Esta es la gran maravilla de la obra de Dios por medio de vidas que no aparentan grandeza ni poder. Sin ser fuertes, la fortaleza de Dios se manifiesta en ellos.
Jesús es la luz. Cuando vino al mundo, el mundo no lo reconoció. ¿Por qué? Porque estaba cegado por el príncipe de este mundo. Jesús vino como hombre. No todos los que le vieron reconocieron la luz que estaba en él. Solo vieron al vaso de barro que contenía la luz.
Jim Elliot entendió el mensaje de Jesús. Dijo que uno no es un necio por dar lo que no puede retener para obtener aquello que no puede perder. Sabía que recibir la vida de Jesús significaba morir al yo.
Él murió al yo tanto espiritualmente como físicamente. Decidió que seguir a Jesús valía más que ganar cualquier cosa en este mundo. Por amor a Jesús, llevó el mensaje del evangelio a un grupo de personas cegadas a la luz de Cristo.
Cuando los que Jim Elliot quería iluminar con la luz de Cristo, le vieron, percibieron a un enemigo, un peligro, un vaso de barro que había que eliminar. Lo mataron. Sin embargo, la luz de Cristo siguió brillando.
Elizabeth, la mujer de Jim, no renunció a la labor de llevar el mensaje de la luz de Cristo a la tribu que mató a su marido. Por medio de ella, el Espíritu Santo quitó el velo que cubría sus ojos. Vieron la luz y abrazaron la vida en Cristo Jesús.
Jim dio su vida, algo que no podía retener, para ganar a otros para Cristo, algo que no podía perder. Esta es la gran maravilla de la obra de Dios por medio de vidas que no aparentan grandeza ni poder. Sin ser fuertes, la fortaleza de Dios se manifiesta en ellos.
El pastor Imeldo es un ejemplo de nuestro tiempo que refleja esa misma luz en vasos de barro. Para muchos Mexicanos, el deseo de su vida es poder llegar a vivir en Estados Unidos y tener un buen sueldo y vivir cómodamente. El pastor Imeldo no tenía los mismos valores. Murió al privilegio que tenía – vivir en Estados Unidos – por poder llevar la luz de Cristo a un pueblo que no lo veía.
Se fue a vivir a San Andrés Yaá, un pueblo en la cordillera de Oaxaca, México. En un principio fue recibido bien por su familia y amigos, y pudo establecer una iglesia allí. Sin embargo, no tardaron en llegar los problemas.

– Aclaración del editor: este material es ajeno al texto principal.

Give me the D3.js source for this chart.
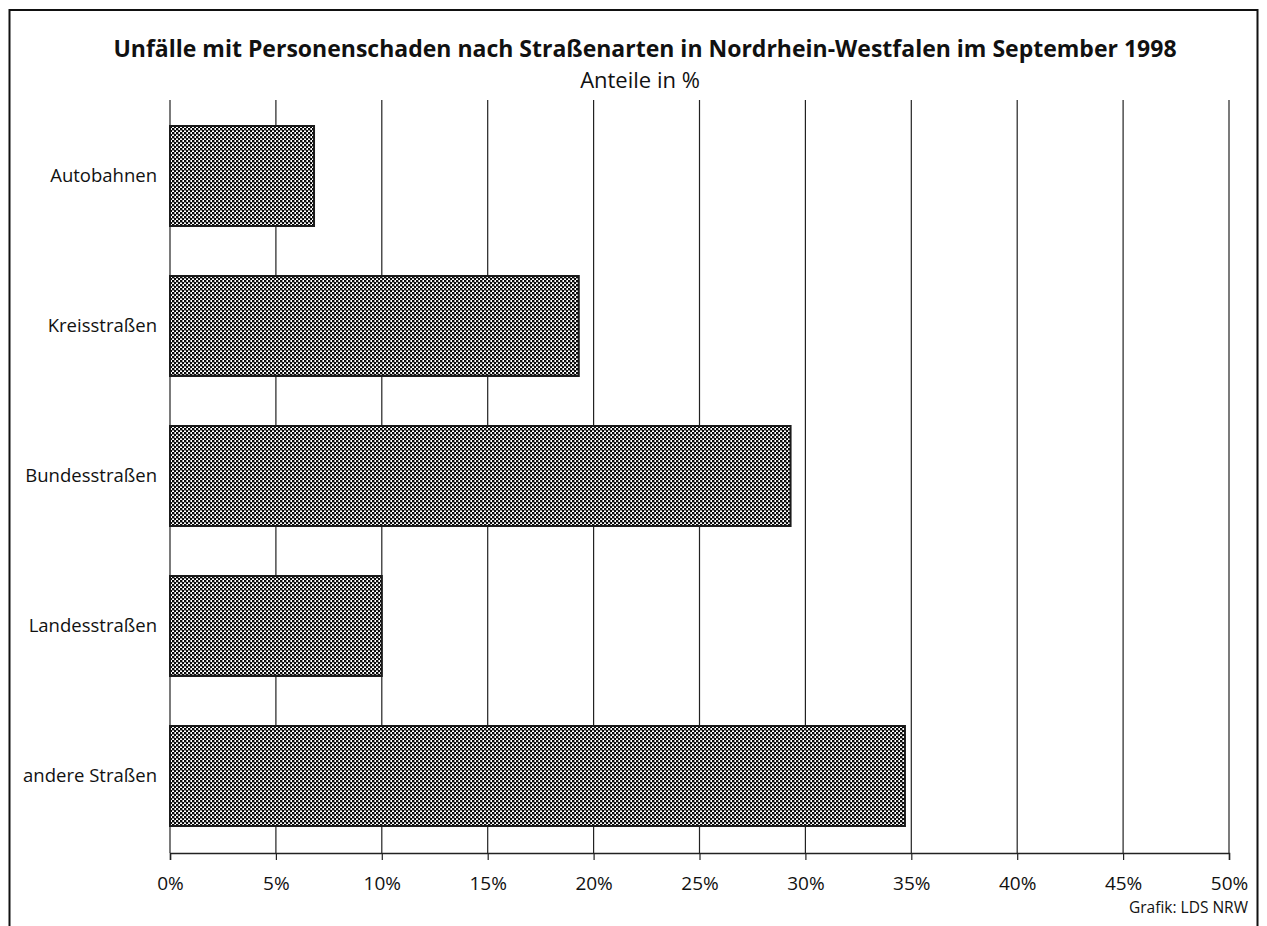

La iglesia creció de tal manera que no cabían en una casa cuando se reunían. Así que construyó un pequeño edificio donde se pudieran reunir. Un día mientras estaba presentando a un niño a Dios en la iglesia, las autoridades le llamaron desde fuera con altavoces y le llevaron a la comisaría.
No había pedido permiso para recibir a cristianos de fuera del pueblo en la iglesia. Le multaron con una suma que no podía pagar. Las autoridades le ofrecieron perdonar la multa a cambio de su renuncia al evangelio.
El pastor Imeldo no podía renunciar a la luz de Cristo que vivía en él. Se negó a hacerlo. Las autoridades y la junta del pueblo, expulsaron al pastor y a su familia del pueblo. Lleva dos años fuera del pueblo y está luchando por recuperar legalmente lo que le expropiaron injustamente.
No es tanto por recuperar lo que es suyo como por poder seguir siendo luz en un vaso de barro ante los que no pueden ver la luz por la ceguera que tienen. Ama a los que le odian tal como Jesús nos amó a nosotros (Romanos 5:8).
El apóstol Pablo dijo que siempre llevaba en su cuerpo la muerte de Cristo. Es decir, que a todos los lugares que iba para predicar el mensaje de Jesús, lo hacía con sufrimiento. Sin embargo, su sufrimiento siempre iba acompañado del consuelo de Dios en su vida.
Por un lado, tenía el consuelo de la presencia del Espíritu Santo y el apoyo de la oración de los cristianos. Por otro lado tenía la convicción de que lo que hacía tenía valor eterno. Los que llegaban a conocer a Cristo por medio de su testimonio recibían la vida eterna que él tenía.
Ese sufrimiento que él padecía al predicar a Cristo duraba tan poco en comparación con la eternidad que palidecía en comparación. De hecho decía que ese padecimiento estaba produciendo un eterno peso de gloria en él.
Él había aprendido algo. Podía concentrarse en el dolor del sufrimiento o concentrarse en la gloria eterna. Escogió lo segundo. Poner su mirada en las cosas que van a durar para siempre. En palabras de Jim Elliot, aprendió a perder las cosas que no podía retener para recibir las cosas que no podía perder.